My love was getting a bit jealous and he found the whole situation quite suspicious. “You know,” he muttered, whilst frowning angrily at the TV, where Ale was skilfully cooking up some wonderful crostini, “when I’m here by myself and I switch the telly on, I never see Ale. Why is he always there when you’re the one who holds the remote?” I couldn’t answer that question. I have no idea why. Maybe it’s something stronger than I am, something I have no control over, that tells my subconscious it’s time for Cucina con Ale. Or maybe I was just lucky.
Ale always makes three dishes in one show, and usually he has an interesting mixture of Italian classics, international dishes and more experimental recipes. The following, Dolce di Patate or Potato Dessert, is one of his more revolutionary creations.
For those who understand Italian, here’s a link to his original recipe. Otherwise you can use my version below. I’ve changed the quantities a little to make a portion for two people. It’s quite heavy though, mind, so you’d probably be able to feed three people from this one if you serve it with some ice cream or custard.
You will need:
- about 225 gr of potato
- 2 eggs
- 25 gr of olive oil, extra virgin
- 60 gr of sugar
- 2 tbsp sultanas
- 3 tbsp almonds, chopped
- a tbsp of rum
- zest of one lemon
- 1 tsp (piled) of baking powder
- some corn flour
- icing sugar to serve
Boil the potato. Separate the eggs, save the whites for later, mix the yolks with the lemon zest and the sugar.

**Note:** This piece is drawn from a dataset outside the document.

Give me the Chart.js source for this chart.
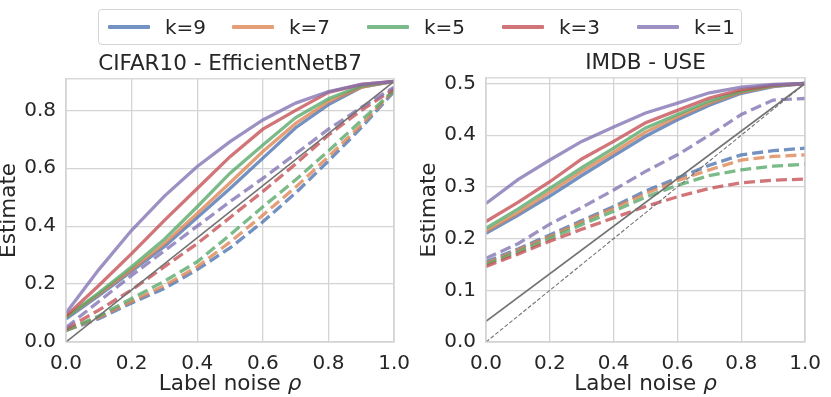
<!DOCTYPE html>
<html>
<head>
<meta charset="utf-8">
<script src="https://cdn.jsdelivr.net/npm/chart.js@4.4.1/dist/chart.umd.min.js"></script>
<style>
	body { margin: 0; background: #fff; }
	#wrap { position: relative; width: 831px; height: 397px; font-family: 'DejaVu Sans', sans-serif; color: #262626; }
	.panel { position: absolute; top: 0; }
	#legend { position: absolute; left: 98px; top: 9px; width: 642px; height: 34px; border: 1px solid #d5d5d5; border-radius: 4px; background: #fff; font-size: 20px; }
	#legend .item { position: absolute; top: 0; height: 34px; display: flex; align-items: center; }
	#legend .swatch { width: 42px; height: 4px; margin-right: 15px; border-radius: 1px; }
</style>
</head>
<body>
<div id="wrap">
	<div class="panel" style="left:0"><canvas id="cifar" width="420" height="397"></canvas></div>
	<div class="panel" style="left:420px"><canvas id="imdb" width="411" height="397"></canvas></div>
	<div id="legend"></div>
</div>
<script>
const noise = [0, 0.1, 0.2, 0.3, 0.4, 0.5, 0.6, 0.7, 0.8, 0.9, 1.0];
const kLabels = ['k=9', 'k=7', 'k=5', 'k=3', 'k=1'];
const kColors = ['rgba(76,114,176,0.78)', 'rgba(221,132,82,0.78)', 'rgba(85,168,104,0.78)', 'rgba(196,78,82,0.78)', 'rgba(129,114,179,0.78)'];
const xTicks = [0, 0.2, 0.4, 0.6, 0.8, 1.0];

// CIFAR10 - EfficientNetB7
const cifarSolid = [
	[0.08, 0.16, 0.245, 0.33, 0.43, 0.53, 0.635, 0.74, 0.82, 0.88, 0.9],
	[0.085, 0.165, 0.25, 0.34, 0.444, 0.55, 0.658, 0.755, 0.83, 0.88, 0.9],
	[0.085, 0.17, 0.26, 0.355, 0.467, 0.583, 0.68, 0.775, 0.84, 0.885, 0.9],
	[0.09, 0.195, 0.305, 0.42, 0.53, 0.64, 0.735, 0.80, 0.862, 0.89, 0.9],
	[0.1, 0.25, 0.386, 0.504, 0.606, 0.692, 0.767, 0.825, 0.865, 0.89, 0.9]
];
const cifarDashed = [
	[0.04, 0.08, 0.135, 0.185, 0.25, 0.325, 0.415, 0.515, 0.625, 0.74, 0.865],
	[0.04, 0.085, 0.14, 0.195, 0.26, 0.345, 0.438, 0.535, 0.64, 0.75, 0.87],
	[0.04, 0.09, 0.15, 0.21, 0.277, 0.37, 0.467, 0.56, 0.66, 0.765, 0.87],
	[0.045, 0.11, 0.18, 0.26, 0.34, 0.43, 0.52, 0.615, 0.715, 0.80, 0.875],
	[0.05, 0.14, 0.23, 0.315, 0.40, 0.485, 0.565, 0.65, 0.735, 0.81, 0.88]
];
const cifarRef = [0, 0.9];
const cifarYTicks = [0, 0.2, 0.4, 0.6, 0.8];
const cifarYMax = 0.909;

// IMDB - USE
const imdbSolid = [
	[0.21, 0.245, 0.282, 0.322, 0.36, 0.398, 0.43, 0.458, 0.481, 0.494, 0.5],
	[0.214, 0.25, 0.29, 0.33, 0.367, 0.406, 0.435, 0.462, 0.483, 0.495, 0.5],
	[0.22, 0.257, 0.297, 0.337, 0.375, 0.414, 0.44, 0.466, 0.485, 0.496, 0.5],
	[0.233, 0.27, 0.31, 0.354, 0.388, 0.424, 0.448, 0.472, 0.488, 0.497, 0.5],
	[0.268, 0.314, 0.352, 0.388, 0.416, 0.443, 0.462, 0.482, 0.493, 0.498, 0.5]
];
const imdbDashed = [
	[0.155, 0.18, 0.207, 0.235, 0.262, 0.292, 0.317, 0.342, 0.362, 0.37, 0.375],
	[0.152, 0.178, 0.204, 0.232, 0.259, 0.287, 0.312, 0.333, 0.352, 0.359, 0.362],
	[0.15, 0.174, 0.2, 0.227, 0.253, 0.28, 0.303, 0.322, 0.333, 0.34, 0.344],
	[0.146, 0.17, 0.195, 0.218, 0.24, 0.262, 0.281, 0.297, 0.308, 0.313, 0.315],
	[0.162, 0.19, 0.228, 0.26, 0.294, 0.33, 0.362, 0.40, 0.44, 0.468, 0.471]
];
const imdbRefSolid = [0.04, 0.5];
const imdbRefDashed = [0, 0.5];
const imdbYTicks = [0, 0.1, 0.2, 0.3, 0.4, 0.5];
const imdbYMax = 0.511;

const FONT = 'DejaVu Sans';
const TEXT = '#262626';
const GRID = '#d4d4d4';

const frame = {
	id: 'frame',
	afterDraw(chart) {
		const { ctx, chartArea: a } = chart;
		ctx.save();
		ctx.strokeStyle = GRID;
		ctx.lineWidth = 1.3;
		ctx.strokeRect(a.left, a.top, a.right - a.left, a.bottom - a.top);
		// x axis label, with an italic rho
		const plain = 'Label noise ', rho = 'ρ';
		ctx.fillStyle = TEXT;
		ctx.textBaseline = 'middle';
		ctx.textAlign = 'left';
		ctx.font = `21.5px "${FONT}"`;
		const w1 = ctx.measureText(plain).width;
		ctx.font = `italic 21.5px "${FONT}"`;
		const w2 = ctx.measureText(rho).width;
		const x0 = (a.left + a.right) / 2 - (w1 + w2) / 2;
		ctx.font = `21.5px "${FONT}"`;
		ctx.fillText(plain, x0, 384);
		ctx.font = `italic 21.5px "${FONT}"`;
		ctx.fillText(rho, x0 + w1, 384);
		ctx.restore();
	}
};

function pts(ys) { return ys.map((y, i) => ({ x: noise[i], y })); }
function ref(ends, dash, width) {
	return { data: [{ x: 0, y: ends[0] }, { x: 1, y: ends[1] }], borderColor: '#737373', borderWidth: width, borderDash: dash, pointRadius: 0 };
}

function buildChart(id, title, solid, dashed, refs, yTicks, yMax, padRight, padTop) {
	const sets = [];
	solid.forEach((ys, k) => sets.push({ data: pts(ys), borderColor: kColors[k], borderWidth: 3.3, pointRadius: 0 }));
	dashed.forEach((ys, k) => sets.push({ data: pts(ys), borderColor: kColors[k], borderWidth: 3.3, borderDash: [11, 5], pointRadius: 0 }));
	refs.forEach(r => sets.push(r));
	return new Chart(document.getElementById(id), {
		type: 'line',
		data: { datasets: sets.reverse() },
		plugins: [frame],
		options: {
			responsive: false, animation: false, devicePixelRatio: 1,
			layout: { padding: { top: padTop, left: 0, right: padRight, bottom: 0 } },
			plugins: {
				legend: { display: false }, tooltip: { enabled: false },
				title: { display: true, fullSize: false, text: title, color: TEXT, font: { family: FONT, size: 21.5, weight: 'normal' }, padding: { top: 12, bottom: 1 } }
			},
			scales: {
				x: {
					type: 'linear', min: 0, max: 1,
					afterFit: s => { s.height = 55; },
					afterBuildTicks: s => { s.ticks = xTicks.map(v => ({ value: v })); },
					grid: { color: GRID, lineWidth: 1.3, drawTicks: false },
					border: { color: GRID, width: 1.3 },
					ticks: { color: TEXT, font: { family: FONT, size: 20 }, padding: 10, maxRotation: 0, callback: v => v.toFixed(1) }
				},
				y: {
					min: 0, max: yMax,
					afterFit: s => { s.width = 66; },
					afterBuildTicks: s => { s.ticks = yTicks.map(v => ({ value: v })); },
					grid: { color: GRID, lineWidth: 1.3, drawTicks: false },
					border: { color: GRID, width: 1.3 },
					ticks: { color: TEXT, font: { family: FONT, size: 20 }, padding: 10, callback: v => v.toFixed(1) },
					title: { display: true, text: 'Estimate', color: TEXT, font: { family: FONT, size: 21.5, lineHeight: 0.9 }, padding: 0 }
				}
			}
		}
	});
}

buildChart('cifar', 'CIFAR10 - EfficientNetB7', cifarSolid, cifarDashed, [ref(cifarRef, [], 1.6)], cifarYTicks, cifarYMax, 24, 40);
buildChart('imdb', 'IMDB - USE', imdbSolid, imdbDashed, [ref(imdbRefSolid, [], 1.6), ref(imdbRefDashed, [4, 2], 1.1)], imdbYTicks, imdbYMax, 15, 39);

// legend entries, left offsets inside the box
const legendLeft = [9, 133, 268, 403, 538];
document.getElementById('legend').innerHTML = kLabels.map((l, k) =>
	`<div class="item" style="left:${legendLeft[k]}px"><span class="swatch" style="background:${kColors[k]}"></span><span>${l}</span></div>`).join('');
</script>
</body>
</html>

Soak the sultanas in some hot water. Once they’re nice and juicy, drain them, dry them a little if necessary and roll them through the corn flour, making sure they’re all covered. Chop up the almonds.
When the potato is ready, mash it and add it to the egg yolk mixture. Add the sultanas, the almonds, the rum and the oil. Mix well. Take a round cake tin, put in some baking parchment and fill it with the potato mixture. With a silicon brush, if you have one, otherwise with a spoon and some patience, cover the mixture with egg whites to make it nice and shiny. Stick it in the oven for a little over half an hour, 180°C.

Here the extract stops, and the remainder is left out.